The first step for California Republicans is to give Latinos in California the real Republican agenda, not the extremist one which is unfairly cited by the media. The real Republican agenda includes ideas like equality of opportunity, managing the budget, providing the poor with opportunities to get jobs and make their own money to get out of poverty, destruction of the welfare state, and so on.

These type of ideas will appeal to minority communities, especially immigrants, in which most are driven to work in America and to start a good life here. This is a stark difference in what the Democrats have created in California for immigrant communities and the poor, as demonstrated by their creation of a welfare state in which many people stay for life. This is not only a drain on California’s financial resources, but a waste of human potential. We need Republican politicians in California who fit a moderate and caring mold.

Second, Republicans have to start hammering more on Democrat failures such as the bullet train. The bullet train is a prime example of a terrible public works project due to the sheer cost of it all and the lack of progress towards its completion. When this bullet train was introduced in 2008, many Democrat politicians promised its completion by the mid 2020s, costing $35 billion. It is now 2018, the project doesn’t even have a solid foundation yet and it is projected to be completed by the late 2030s with a cost now of over $100 billion.

Gov. Jerry Brown’s response was this: “I like trains.” This is an example of government bureaucracy and weak leadership at its finest, the same bureaucracy that the Democrats blindly trusted with California taxpayer dollars and the same leaders whom Brown chose. This is also an issue that infuriates many Californians, regardless of party. A new USC poll published by the Los Angeles Times showed that only 31 percent of Californians still support the bullet train project, which provides California Republicans leverage on an issue that close to three-quarters of Californians side with them on.

California Republicans should propose a different high speed rail initiative, one where the private sector builds the trains and the government bureaucracy stays out of it. Examples in past history will prove them right on this issue. For example, the transcontinental railroad connecting New York to San Francisco was built between 1863 to 1869, a time span of only seven years, and was completely built by private enterprise. This fact will also put the politicians involved with the current train fiasco to shame, showing that a railroad can be built that stretches across the country with primitive mid-19th century technology in only seven years, while the bullet train project barely has a few tracks built since its enactment seven years ago and has wasted taxpayer dollars in the process.

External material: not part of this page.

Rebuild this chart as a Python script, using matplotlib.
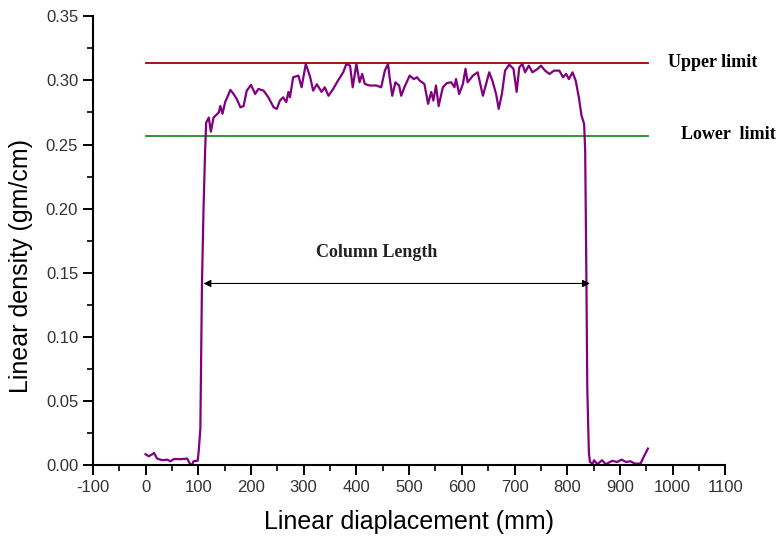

Finally, Republicans must propose a solution to end the welfare state that exists in California. For decades, California Democrats have run poorer areas into the ground. Areas like Compton, Watts and Skid Row in downtown Los Angeles are prime examples of this. Welfare has been proven to not work, as people often stay in the same income bracket for the rest of their lives while never getting a decent job and moving out of the poor area that they are from.

The essence of welfare is to provide a jumpstart to a person’s life, not for the person to rely on it. California Republicans should provide a solution to have welfare be a forceful push to get a person back on their feet and for them to quickly get off the program, instead of welfare being a chain that robs human potential and promise as it is doing now. This will also help reduce the massive debt, which has now soared to over $1 trillion.

California may be blue for now, but that can change if Republicans can hammer these issues into the California populace. Instead of rejecting California, the Republican Party must embrace it for what it is, a diverse and urban place with moderate views on politics, unfit for hardline conservatives. Only then will California become the Republican red bastion that it was before, a prosperous state which can unlock the full potential of all Californians.